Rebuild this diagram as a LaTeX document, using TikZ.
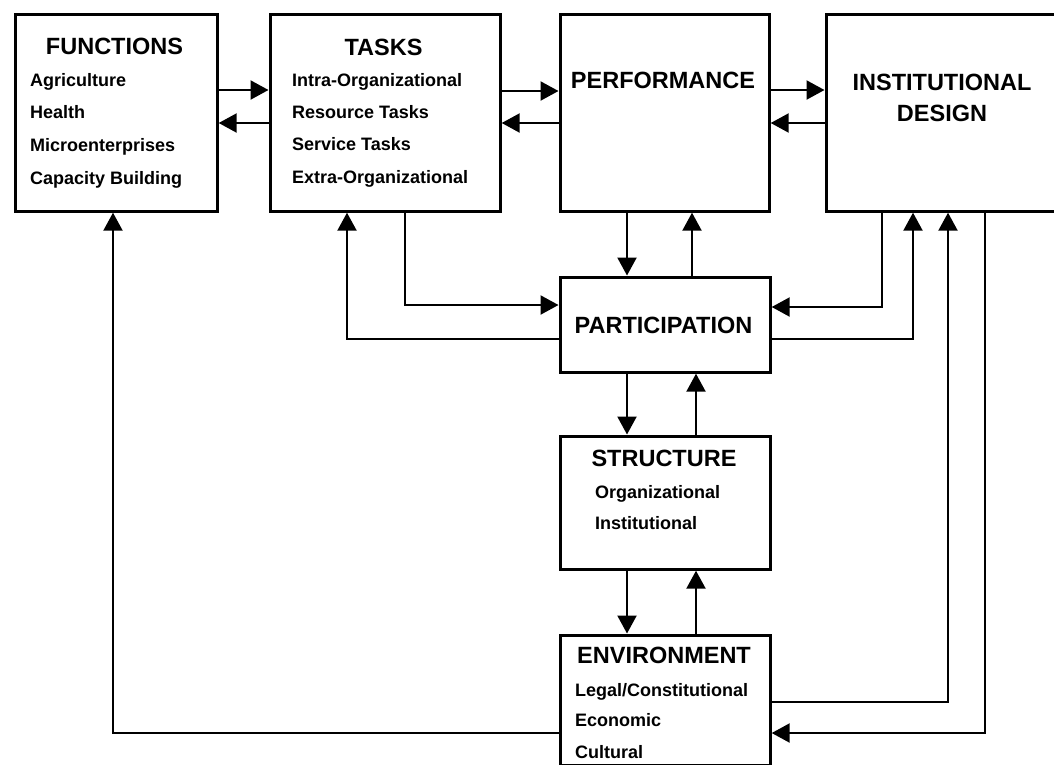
\documentclass[tikz,border=0pt]{standalone}
\usepackage{fontspec}
\setmainfont{Liberation Sans}
\usetikzlibrary{arrows.meta}
\begin{document}
\begin{tikzpicture}[x=1pt,y=-1pt,
  box/.style={draw,line width=3.2pt,anchor=north west,inner sep=0pt},
  ttl/.style={font=\fontsize{23.5}{27}\selectfont\bfseries,anchor=base,inner sep=0pt},
  itm/.style={font=\fontsize{18}{21}\selectfont\bfseries,anchor=base west,inner sep=0pt},
  con/.style={line width=2.2pt},
  arr/.style={con,-{Triangle[length=18pt,width=19pt]}}]
\clip (0,0) rectangle (1054,764);
\fill[white] (0,0) rectangle (1054,764);
% boxes
\node[box,minimum width=202pt,minimum height=197pt] (fun) at (13.5,12.5) {};
\node[box,minimum width=230pt,minimum height=197pt] (tasks) at (268.5,12.5) {};
\node[box,minimum width=209pt,minimum height=197pt] (perf) at (558.5,12.5) {};
\node[box,minimum width=236pt,minimum height=197pt] (id) at (824.5,12.5) {};
\node[box,minimum width=210pt,minimum height=95pt] (part) at (558.5,275.5) {};
\node[box,minimum width=210pt,minimum height=133pt] (struct) at (558.5,434.5) {};
\node[box,minimum width=210pt,minimum height=130pt] (env) at (558.5,633.5) {};
% texts
\node[ttl] (funT) at (114.5,54.5) {FUNCTIONS};
\node[itm] (fun1) at (30,86.5) {Agriculture};
\node[itm] (fun2) at (30,118.5) {Health};
\node[itm] (fun3) at (30,151.5) {Microenterprises};
\node[itm] (fun4) at (30,184.5) {Capacity Building};
\node[ttl] (tasksT) at (383.5,55.5) {TASKS};
\node[itm] (tasks1) at (292,86.5) {Intra-Organizational};
\node[itm] (tasks2) at (292,118.5) {Resource Tasks};
\node[itm] (tasks3) at (292,150.5) {Service Tasks};
\node[itm] (tasks4) at (292,183.5) {Extra-Organizational};
\node[ttl] (perfT) at (663,88.5) {PERFORMANCE};
\node[ttl] (idT1) at (942,90.5) {INSTITUTIONAL};
\node[ttl] (idT2) at (942,121.5) {DESIGN};
\node[ttl] (partT) at (663.5,333.5) {PARTICIPATION};
\node[ttl] (structT) at (664,466.5) {STRUCTURE};
\node[itm] (struct1) at (595,498.5) {Organizational};
\node[itm] (struct2) at (595,529.5) {Institutional};
\node[ttl] (envT) at (664,663.5) {ENVIRONMENT};
\node[itm] (env1) at (575,696.5) {Legal/Constitutional};
\node[itm] (env2) at (575,726.5) {Economic};
\node[itm] (env3) at (575,758.5) {Cultural};
% helper coordinates
\coordinate (h90) at (0,90);
\coordinate (h91) at (0,91);
\coordinate (h123) at (0,123);
\coordinate (h305) at (0,305);
\coordinate (h307) at (0,307);
\coordinate (h339) at (0,339);
\coordinate (h702) at (0,702);
\coordinate (h733) at (0,733);
\coordinate (v113) at (113,0);
\coordinate (v347) at (347,0);
\coordinate (v405) at (405,0);
\coordinate (v627) at (627,0);
\coordinate (v692) at (692,0);
\coordinate (v696) at (696,0);
\coordinate (v882) at (882,0);
\coordinate (v913) at (913,0);
\coordinate (v948) at (948,0);
\coordinate (v985) at (985,0);
% top row
\draw[arr] (fun.east |- h90) -- (tasks.west |- h90);
\draw[arr] (tasks.west |- h123) -- (fun.east |- h123);
\draw[arr] (tasks.east |- h91) -- (perf.west |- h91);
\draw[arr] (perf.west |- h123) -- (tasks.east |- h123);
\draw[arr] (perf.east |- h90) -- (id.west |- h90);
\draw[arr] (id.west |- h123) -- (perf.east |- h123);
% tasks <-> participation
\draw[arr] (tasks.south -| v405) -- (v405 |- h305) -- (part.west |- h305);
\draw[arr] (part.west |- h339) -- (v347 |- h339) -- (tasks.south -| v347);
% performance <-> participation
\draw[arr] (perf.south -| v627) -- (part.north -| v627);
\draw[arr] (part.north -| v692) -- (perf.south -| v692);
% institutional design <-> participation
\draw[arr] (id.south -| v882) -- (v882 |- h307) -- (part.east |- h307);
\draw[arr] (part.east |- h339) -- (v913 |- h339) -- (id.south -| v913);
% participation <-> structure
\draw[arr] (part.south -| v627) -- (struct.north -| v627);
\draw[arr] (struct.north -| v696) -- (part.south -| v696);
% structure <-> environment
\draw[arr] (struct.south -| v627) -- (env.north -| v627);
\draw[arr] (env.north -| v696) -- (struct.south -| v696);
% environment <-> institutional design
\draw[arr] (env.east |- h702) -- (v948 |- h702) -- (id.south -| v948);
\draw[arr] (id.south -| v985) -- (v985 |- h733) -- (env.east |- h733);
% environment -> functions
\draw[arr] (env.west |- h733) -- (v113 |- h733) -- (fun.south -| v113);
\end{tikzpicture}
\end{document}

*****

Exclude the images, then output the data above word for word.

Rebuild this diagram as a LaTeX document, using TikZ.
\documentclass[tikz,border=0pt]{standalone}
\usepackage{fontspec}
\setmainfont{Liberation Sans}
\usetikzlibrary{arrows.meta}
\begin{document}
\begin{tikzpicture}[x=1pt,y=-1pt,
  box/.style={draw,line width=3.2pt,anchor=north west,inner sep=0pt},
  ttl/.style={font=\fontsize{23.5}{27}\selectfont\bfseries,anchor=base,inner sep=0pt},
  itm/.style={font=\fontsize{18}{21}\selectfont\bfseries,anchor=base west,inner sep=0pt},
  con/.style={line width=2.2pt},
  arr/.style={con,-{Triangle[length=18pt,width=19pt]}}]
\clip (0,0) rectangle (1054,764);
\fill[white] (0,0) rectangle (1054,764);
% boxes
\node[box,minimum width=202pt,minimum height=197pt] (fun) at (13.5,12.5) {};
\node[box,minimum width=230pt,minimum height=197pt] (tasks) at (268.5,12.5) {};
\node[box,minimum width=209pt,minimum height=197pt] (perf) at (558.5,12.5) {};
\node[box,minimum width=236pt,minimum height=197pt] (id) at (824.5,12.5) {};
\node[box,minimum width=210pt,minimum height=95pt] (part) at (558.5,275.5) {};
\node[box,minimum width=210pt,minimum height=133pt] (struct) at (558.5,434.5) {};
\node[box,minimum width=210pt,minimum height=130pt] (env) at (558.5,633.5) {};
% texts
\node[ttl] (funT) at (114.5,54.5) {FUNCTIONS};
\node[itm] (fun1) at (30,86.5) {Agriculture};
\node[itm] (fun2) at (30,118.5) {Health};
\node[itm] (fun3) at (30,151.5) {Microenterprises};
\node[itm] (fun4) at (30,184.5) {Capacity Building};
\node[ttl] (tasksT) at (383.5,55.5) {TASKS};
\node[itm] (tasks1) at (292,86.5) {Intra-Organizational};
\node[itm] (tasks2) at (292,118.5) {Resource Tasks};
\node[itm] (tasks3) at (292,150.5) {Service Tasks};
\node[itm] (tasks4) at (292,183.5) {Extra-Organizational};
\node[ttl] (perfT) at (663,88.5) {PERFORMANCE};
\node[ttl] (idT1) at (942,90.5) {INSTITUTIONAL};
\node[ttl] (idT2) at (942,121.5) {DESIGN};
\node[ttl] (partT) at (663.5,333.5) {PARTICIPATION};
\node[ttl] (structT) at (664,466.5) {STRUCTURE};
\node[itm] (struct1) at (595,498.5) {Organizational};
\node[itm] (struct2) at (595,529.5) {Institutional};
\node[ttl] (envT) at (664,663.5) {ENVIRONMENT};
\node[itm] (env1) at (575,696.5) {Legal/Constitutional};
\node[itm] (env2) at (575,726.5) {Economic};
\node[itm] (env3) at (575,758.5) {Cultural};
% helper coordinates
\coordinate (h90) at (0,90);
\coordinate (h91) at (0,91);
\coordinate (h123) at (0,123);
\coordinate (h305) at (0,305);
\coordinate (h307) at (0,307);
\coordinate (h339) at (0,339);
\coordinate (h702) at (0,702);
\coordinate (h733) at (0,733);
\coordinate (v113) at (113,0);
\coordinate (v347) at (347,0);
\coordinate (v405) at (405,0);
\coordinate (v627) at (627,0);
\coordinate (v692) at (692,0);
\coordinate (v696) at (696,0);
\coordinate (v882) at (882,0);
\coordinate (v913) at (913,0);
\coordinate (v948) at (948,0);
\coordinate (v985) at (985,0);
% top row
\draw[arr] (fun.east |- h90) -- (tasks.west |- h90);
\draw[arr] (tasks.west |- h123) -- (fun.east |- h123);
\draw[arr] (tasks.east |- h91) -- (perf.west |- h91);
\draw[arr] (perf.west |- h123) -- (tasks.east |- h123);
\draw[arr] (perf.east |- h90) -- (id.west |- h90);
\draw[arr] (id.west |- h123) -- (perf.east |- h123);
% tasks <-> participation
\draw[arr] (tasks.south -| v405) -- (v405 |- h305) -- (part.west |- h305);
\draw[arr] (part.west |- h339) -- (v347 |- h339) -- (tasks.south -| v347);
% performance <-> participation
\draw[arr] (perf.south -| v627) -- (part.north -| v627);
\draw[arr] (part.north -| v692) -- (perf.south -| v692);
% institutional design <-> participation
\draw[arr] (id.south -| v882) -- (v882 |- h307) -- (part.east |- h307);
\draw[arr] (part.east |- h339) -- (v913 |- h339) -- (id.south -| v913);
% participation <-> structure
\draw[arr] (part.south -| v627) -- (struct.north -| v627);
\draw[arr] (struct.north -| v696) -- (part.south -| v696);
% structure <-> environment
\draw[arr] (struct.south -| v627) -- (env.north -| v627);
\draw[arr] (env.north -| v696) -- (struct.south -| v696);
% environment <-> institutional design
\draw[arr] (env.east |- h702) -- (v948 |- h702) -- (id.south -| v948);
\draw[arr] (id.south -| v985) -- (v985 |- h733) -- (env.east |- h733);
% environment -> functions
\draw[arr] (env.west |- h733) -- (v113 |- h733) -- (fun.south -| v113);
\end{tikzpicture}
\end{document}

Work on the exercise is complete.